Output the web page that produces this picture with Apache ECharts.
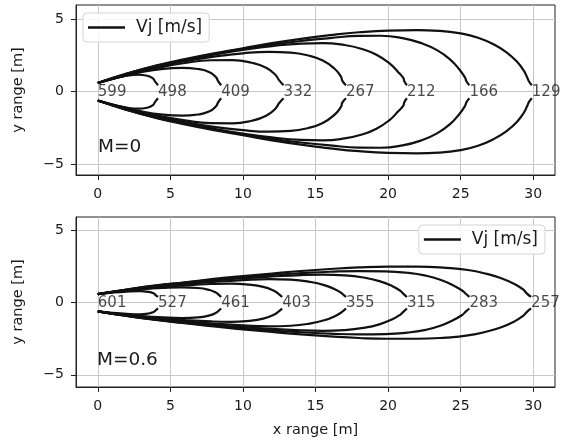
<!DOCTYPE html>
<html><head><meta charset="utf-8">
<script src="https://cdn.jsdelivr.net/npm/echarts@6/dist/echarts.min.js"></script>
<style>html,body{margin:0;padding:0;background:#fff}#c{width:562px;height:445px}</style>
</head><body><div id="c"></div>
<script>
const xTicks = [0, 5, 10, 15, 20, 25, 30];
const yTicks = [-5, 0, 5];
const valuesM0 = [599, 498, 409, 332, 267, 212, 166, 129];
const valuesM06 = [601, 527, 461, 403, 355, 315, 283, 257];
const labelXM0 = [0, 4.15, 8.5, 12.8, 17.1, 21.3, 25.6, 29.9];
const labelXM06 = [0, 4.15, 8.5, 12.7, 17.1, 21.3, 25.6, 29.85];

// upper half of each contour (x [m], y [m]); lower half is its mirror
const contoursM0 = [
  [[0,0.6],[1,0.9],[2,1.1],[2.8,1.17],[3.4,1.1],[3.8,0.92],[3.95,0.7],[4.15,0.45]],
  [[0,0.6],[1.5,1.0],[3,1.35],[4.5,1.58],[5.8,1.65],[6.9,1.57],[7.7,1.35],[8.15,1.0],[8.28,0.75],[8.5,0.45]],
  [[0,0.6],[2,1.15],[4,1.62],[6,1.98],[7.8,2.17],[9.3,2.18],[10.6,2.0],[11.6,1.65],[12.25,1.15],[12.5,0.78],[12.8,0.45]],
  [[0,0.6],[2,1.2],[4,1.7],[6,2.1],[8,2.42],[10,2.65],[11.8,2.75],[13.3,2.7],[14.5,2.5],[15.5,2.15],[16.3,1.6],[16.75,1.05],[16.85,0.75],[17.1,0.45]],
  [[0,0.6],[2,1.2],[4,1.75],[6,2.18],[8,2.55],[10,2.88],[12,3.15],[14,3.32],[15.5,3.35],[17,3.22],[18.2,2.95],[19.2,2.55],[20.1,1.95],[20.7,1.35],[21.05,0.95],[21.12,0.72],[21.3,0.45]],
  [[0,0.6],[2,1.25],[4,1.78],[6,2.2],[8,2.6],[10,2.95],[12,3.25],[14,3.5],[16,3.7],[18,3.85],[19.5,3.86],[21,3.7],[22.3,3.35],[23.4,2.85],[24.3,2.2],[24.9,1.55],[25.3,0.98],[25.4,0.72],[25.6,0.45]],
  [[0,0.6],[2,1.25],[4,1.8],[6,2.25],[8,2.65],[10,3.0],[12,3.35],[14,3.65],[16,3.9],[18,4.1],[20,4.22],[22,4.25],[23.5,4.2],[25,4.02],[26.2,3.72],[27.3,3.25],[28.2,2.68],[28.9,2.05],[29.35,1.45],[29.6,0.95],[29.7,0.72],[29.9,0.45]]
];
const contoursM06 = [
  [[0,0.6],[1,0.7],[2,0.77],[2.9,0.8],[3.5,0.75],[3.85,0.65],[3.95,0.56],[4.15,0.4]],
  [[0,0.6],[1.5,0.8],[3,0.93],[4.5,1.02],[5.8,1.06],[6.9,1.02],[7.7,0.88],[8.15,0.7],[8.3,0.58],[8.5,0.4]],
  [[0,0.6],[2,0.85],[4,1.05],[6,1.2],[7.8,1.3],[9.2,1.33],[10.4,1.26],[11.4,1.1],[12.1,0.85],[12.45,0.62],[12.7,0.4]],
  [[0,0.6],[2,0.88],[4,1.12],[6,1.3],[8,1.45],[10,1.57],[11.8,1.64],[13.3,1.6],[14.6,1.45],[15.6,1.22],[16.4,0.9],[16.85,0.62],[17.1,0.4]],
  [[0,0.6],[2,0.9],[4,1.15],[6,1.35],[8,1.55],[10,1.7],[12,1.82],[14,1.92],[15.5,1.95],[17,1.9],[18.3,1.75],[19.4,1.5],[20.3,1.15],[20.85,0.82],[21.08,0.6],[21.3,0.4]],
  [[0,0.6],[2,0.92],[4,1.18],[6,1.4],[8,1.6],[10,1.78],[12,1.93],[14,2.05],[16,2.15],[18,2.2],[19.8,2.18],[21.3,2.08],[22.6,1.88],[23.6,1.6],[24.5,1.2],[25.1,0.85],[25.35,0.62],[25.6,0.4]],
  [[0,0.6],[2,0.92],[4,1.2],[6,1.42],[8,1.65],[10,1.85],[12,2.03],[14,2.2],[16,2.34],[18,2.45],[20,2.5],[22,2.5],[24,2.42],[25.5,2.27],[26.8,2.0],[27.8,1.7],[28.7,1.3],[29.3,0.92],[29.55,0.65],[29.85,0.4]]
];

const FONT = 'DejaVu Sans';
const TXT = '#1a1a1a';
const NAME = 'Vj [m/s]';

function contourSeries(contours, idx) {
  const out = [];
  contours.forEach(up => {
    const lo = up.map(p => [p[0], -p[1]]);
    [up, lo].forEach(d => out.push({
      type: 'line', name: NAME, xAxisIndex: idx, yAxisIndex: idx,
      data: d, smooth: 0.5, symbol: 'none', showSymbol: false,
      lineStyle: { color: '#111', width: 2.2 }, itemStyle: { color: '#111' },
      silent: true, animation: false, z: 3
    }));
  });
  return out;
}
function labelSeries(xs, vals, idx) {
  return {
    type: 'scatter', name: 'labels', xAxisIndex: idx, yAxisIndex: idx,
    data: xs.map((x, i) => [x, 0, vals[i]]),
    symbolSize: 0.1, itemStyle: { color: 'rgba(0,0,0,0)' }, silent: true, animation: false, z: 4,
    label: { show: true, position: 'right', distance: 0, formatter: p => String(p.value[2]),
             fontFamily: FONT, fontSize: 15, color: TXT }
  };
}
function xAx(idx, withName) {
  const a = {
    type: 'value', gridIndex: idx, min: -1.5, max: 31.5,
    axisLine: { show: true, onZero: false, lineStyle: { color: '#222', width: 1 } },
    axisTick: { show: true, customValues: xTicks, length: 5, lineStyle: { color: '#222' } },
    axisLabel: { customValues: xTicks, margin: 12, fontFamily: FONT, fontSize: 14, color: TXT },
    splitLine: { show: true, lineStyle: { color: '#c8c8c8', width: 1 } }
  };
  if (withName) Object.assign(a, { name: 'x range [m]', nameLocation: 'middle', nameGap: 36,
    nameTextStyle: { fontFamily: FONT, fontSize: 14.5, color: TXT } });
  return a;
}
function yAx(idx, mn, mx) {
  return {
    type: 'value', gridIndex: idx, min: mn, max: mx,
    name: 'y range [m]', nameLocation: 'middle', nameGap: 50,
    nameTextStyle: { fontFamily: FONT, fontSize: 14.5, color: TXT },
    axisLine: { show: true, onZero: false, lineStyle: { color: '#222', width: 1 } },
    axisTick: { show: true, customValues: yTicks, length: 5, lineStyle: { color: '#222' } },
    axisLabel: { customValues: yTicks, margin: 12, fontFamily: FONT, fontSize: 14, color: TXT,
                 formatter: v => String(v).replace('-', '\u2212') },
    splitLine: { show: true, lineStyle: { color: '#c8c8c8', width: 1 } }
  };
}
const legendBase = {
  data: [NAME], icon: 'rect', itemWidth: 37, itemHeight: 2.5, selectedMode: false,
  backgroundColor: 'rgba(255,255,255,0.85)', borderColor: '#d4d4d4', borderWidth: 1, borderRadius: 4,
  padding: [6, 7, 6, 5],
  textStyle: { fontFamily: FONT, fontSize: 17, color: TXT, padding: [0, 0, 0, 6] }
};
const option = {
  backgroundColor: '#fff',
  animation: false,
  grid: [
    { left: 76, top: 5, width: 479, height: 170, show: true, borderColor: '#222', borderWidth: 1, backgroundColor: 'transparent' },
    { left: 76, top: 217, width: 479, height: 170, show: true, borderColor: '#222', borderWidth: 1, backgroundColor: 'transparent' }
  ],
  xAxis: [xAx(0, false), xAx(1, true)],
  yAxis: [yAx(0, -5.74, 5.98), yAx(1, -5.85, 5.95)],
  legend: [
    Object.assign({}, legendBase, { left: 83, top: 13 }),
    Object.assign({}, legendBase, { right: 17, top: 225 })
  ],
  title: [
    { text: 'M=0', left: 98, top: 138, padding: 0, textStyle: { fontFamily: FONT, fontSize: 18.5, fontWeight: 'normal', color: TXT } },
    { text: 'M=0.6', left: 97, top: 351, padding: 0, textStyle: { fontFamily: FONT, fontSize: 18.5, fontWeight: 'normal', color: TXT } }
  ],
  series: [].concat(
    contourSeries(contoursM0, 0), [labelSeries(labelXM0, valuesM0, 0)],
    contourSeries(contoursM06, 1), [labelSeries(labelXM06, valuesM06, 1)]
  )
};
const chart = echarts.init(document.getElementById('c'), null, { renderer: 'canvas' });
chart.setOption(option);
</script>
</body></html>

§ Given exercise: Write down every line from the opening of the listing to the line with "const labelXM06 = [0, 4.15, 8.5, 12.7, 17.1, 21.3, 25.6, 29.85];", both included, and nothing else; the pictures are omitted.

§ Solution to this task:
Output the web page that produces this picture with Apache ECharts.
<!DOCTYPE html>
<html><head><meta charset="utf-8">
<script src="https://cdn.jsdelivr.net/npm/echarts@6/dist/echarts.min.js"></script>
<style>html,body{margin:0;padding:0;background:#fff}#c{width:562px;height:445px}</style>
</head><body><div id="c"></div>
<script>
const xTicks = [0, 5, 10, 15, 20, 25, 30];
const yTicks = [-5, 0, 5];
const valuesM0 = [599, 498, 409, 332, 267, 212, 166, 129];
const valuesM06 = [601, 527, 461, 403, 355, 315, 283, 257];
const labelXM0 = [0, 4.15, 8.5, 12.8, 17.1, 21.3, 25.6, 29.9];
const labelXM06 = [0, 4.15, 8.5, 12.7, 17.1, 21.3, 25.6, 29.85];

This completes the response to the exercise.